With the intent of challenging this stigma and opening the conversation to controversial topics, Alyssa Kearns and I created the short film Red Girls for our Video Production class final. This film was an exploration of sexuality and portrays the struggles that members of the LGBTQ+ community face. Although we received a lot of positive feedback from the judges and our teacher Mr. D’Ambrosio, Red Girls was not selected by the judges to be featured in the Film Festival. Though we are not allowed to see the rubric on our film, based on the overwhelmingly positive feedback we received, we felt that the judges’ decision was not at all based on our film’s overall quality, but rather on our film’s “mature” content. Red Girls is a coming of age story for the main character, June. As part of this journey, our film displays several “mature” or “risque” scenes, including an implied Lesbian sex scene. While one may argue that this content is not appropriate in general for the film festival, this type of material is no different than similar content that has been displayed in previous DHS Film Festivals and will be displayed in current films this year. Other films have portrayed drug use, suicide, deaths, and have also displayed romantic relationships. The difference between these previous films and Red Girls is that our film is about a Lesbian relationship, rather than a strictly heterosexual one. We also pushed the boundary by using sex to deepen the message of our film, while still portraying it in an artistic manner. Though our decision to choose such a topic was a risk, we felt that the message our film conveyed was too important to let remain silent.
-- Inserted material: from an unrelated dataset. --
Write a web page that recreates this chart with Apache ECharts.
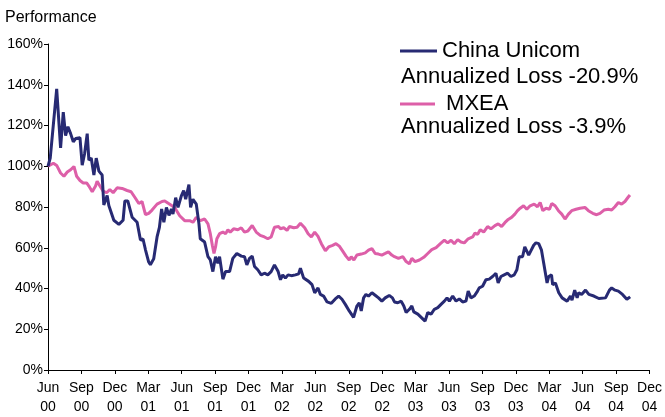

Mr. D’Ambrosio, forwarded this letter to our administration two weeks ago and the response we have received was understandably vague because Mrs. Holthe could not represent the opinions of all the judges and administrators. Though Mr. D’Ambrosio cannot show us what the judges explicitly said, he explained how half were in complete support and wanted it to be in the festival, while the other half felt it was too “mature for our audience.” We did keep our audience in mind, since this is a high school film festival we expected high school students to relate to this film and appreciate the artistic portrayal of the act, and again the overall quality of production was comparable to the other films in the festival. Mr. D’Ambrosio also explained how, “Each year students are pushing the limit with their creativity, and each year they have to reassess the standard to judge by.” Our film pushed the bar and will change the standards for the upcoming years, yet this year our school simply wasn’t ready for what we created. Although our effort to break the negative stigma surrounding sex was not included in the film festival, we can still open the discussion on campus. Our film is on Youtube under the title “Red Girls—SHORT FILM” and we hope you enjoy our message and share it with others.